They Might Be Giants: I Like Fun Review

By Samuel Cravey
Music Journalist

Artist: They Might Be Giants
Album: I Like Fun
Release Date: January 19, 2018
Website: www.theymightbegiants.com

After making music for upwards of 30 years, John Flansburgh and John Linnell still have the urge release new music. I Like Fun marks the band’s 20th album. No small feat considering the New York based duo’s constellation of other successful ventures like creating children’s music and film soundtracks in addition to their already massive album count. The band name is They Might Be Giants, but the amount of music they have created certainly is giant, no question about that. From serious rock to pop-commercial jingles, TMBG has dabbled in it all. Drawing from their own wealth of experience, and some new and unique sounds, Flansburgh and Linnell have created a fresh album ripe for listening pleasure.

I Like Fun starts off with“Let’s Get This Over With.” Despite my initial urge to smash that skip button, this song is actually quite charming. I think it is the most cheesy song on the album, but despite sounding like a little like a children’s song I can’t shake the warm, fuzzy feeling I get after the song is over. Begs the question, why does the arguably worst track on the album make me feel good? My proposition: the song (and the album to an extent) is designed to draw out and recapture the sensation of youth. Bright notes, an upbeat tempo, catchy lyrics– before you realize it you’re tapping your foot to the beat. A wholesome song that seems too intricate to be simply passed off for “children’s music.”

Thankfully, the rest of the album doesn’t summon the urge to press skip. “I Left My Body” begins with a bright and jarring pop-rock rhythm that drives the song on for around thirty seconds before unexpectedly slipping into an infectious bass groove that hits sudden and smooth before cycling back into the initial beat. The song continues this pattern while the vocals sing, “I left my body, and I went on a journey, and I forgot where I left my body,” conjuring thoughts of being put under anesthesia for a surgery for the first time and the apprehension that comes along with it. Their quirky and humorous word choice in lyrics adds to the perception of what it’s like to be under anesthesia too. Far fetched ramblings rattle out to the beat of the song, “Unfinished Manuscript and tungsten ring, My plastic hip is going to be worth something, I took the folding knife and my bat repellent soap.” There is no shortage of original lyrical content in this album. The lyrics are all well thought out and delivered competently.

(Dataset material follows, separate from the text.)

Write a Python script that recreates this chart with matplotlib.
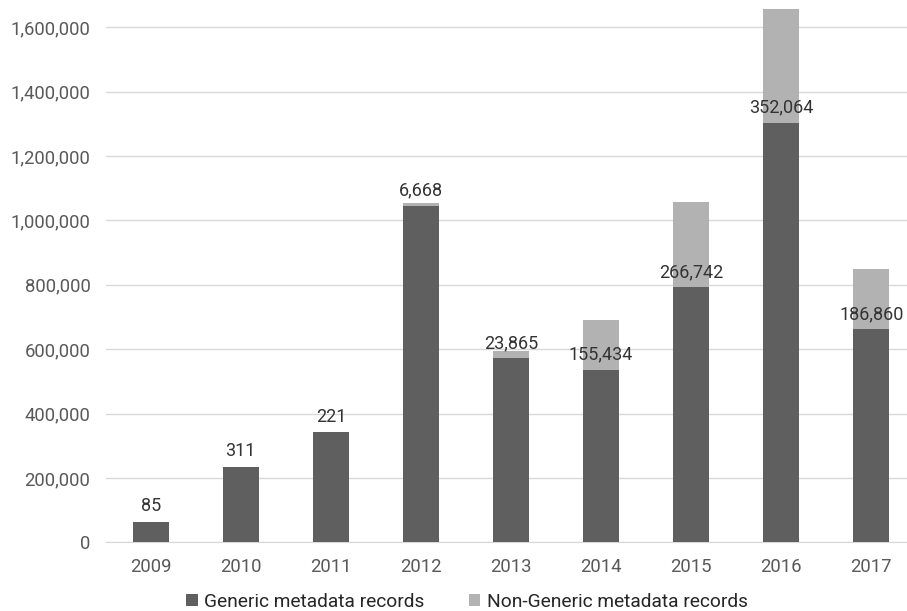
import matplotlib.pyplot as plt
import numpy as np
from matplotlib.ticker import FuncFormatter

plt.rcParams['font.family'] = ['Roboto', 'DejaVu Sans']

years = ['2009', '2010', '2011', '2012', '2013', '2014', '2015', '2016', '2017']
generic = [64000, 235000, 342000, 1046000, 572000, 535000, 792000, 1304000, 662000]
non_generic = [85, 311, 221, 6668, 23865, 155434, 266742, 352064, 186860]

dark = '#5f5f5f'
light = '#b2b2b2'
text_col = '#595959'

fig = plt.figure(figsize=(9.07, 6.11), dpi=100)
ax = fig.add_axes([0.1165, 0.1124, 0.8937, 0.8876])

x = np.arange(len(years))
ax.bar(x, generic, width=0.4, color=dark, label='Generic metadata records', zorder=3)
ax.bar(x, non_generic, width=0.4, bottom=generic, color=light,
       label='Non-Generic metadata records', zorder=3)

# labels sit just above the generic part
for xi, g, n in zip(x, generic, non_generic):
    ax.annotate(f'{n:,}', (xi, g), xytext=(0, 11), textcoords='offset points',
                ha='center', va='center', fontsize=13, color='#333333', zorder=4)

ax.set_xlim(-0.5, len(years) - 0.5)
ax.set_ylim(0, 1684700)
ax.set_yticks(np.arange(0, 1600001, 200000))
ax.yaxis.set_major_formatter(FuncFormatter(lambda v, p: f'{int(v):,}'))
ax.set_xticks(x)
ax.set_xticklabels(years)
ax.tick_params(axis='both', length=0, labelsize=13.3, labelcolor=text_col)
ax.tick_params(axis='x', pad=11)
ax.tick_params(axis='y', pad=11)
ax.grid(axis='y', color='#d9d9d9', linewidth=1, zorder=0)
for s in ['top', 'right', 'left']:
    ax.spines[s].set_visible(False)
ax.spines['bottom'].set_color('#d9d9d9')

fig.legend(loc='lower center', bbox_to_anchor=(0.515, -0.028), ncol=2, frameon=False,
           prop={'size': 13.8}, handlelength=0.6, handleheight=0.6, handletextpad=0.35,
           columnspacing=2.3, labelcolor='#262626')

fig.savefig('out.png', dpi=100)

“I Like Fun” is the most interesting track on the album, relying on a bass clarinet to keep the beat of the song. This song exemplifies TMBG’s knack for experimentation in music. As the song waddles along to the bass clarinet beat, occasional vocals chime in on a single high pitched note that’s held for a little longer than a couple of seconds. This continues to loop for the majority of the song with the aid of a snare drum in the background. After the line “But that’s my fun and I like fun” the song shifts into a long stroll; both with vocals and with a floaty-sounding muted trumpet. That’s right, bass clarinet and muted trumpet. It’s a strange and intriguing combo to be sure. This brief interlude ends as the trumpet melody shifts into a sporadic staccato-esque rhythm that plays only as the lyrics are sung, holding the listener in suspense for the next few verses. Soon the song reforms back into the original waddle rhythm with a new trumpet melody added on top before gracefully coming to an end.

This old alt-rock group isn’t showing any sign of tiring out soon, all those years of accumulated experience hasn’t managed to weigh down their highly creative style. Instead, all the experience gained has become a honed set of tools to employ at their every whim. Happily, I can say TMBG is still churning out stimulating and weird music. These guys refuse to simply refuse to stagnate and its probably the reason they have stuck around album after album.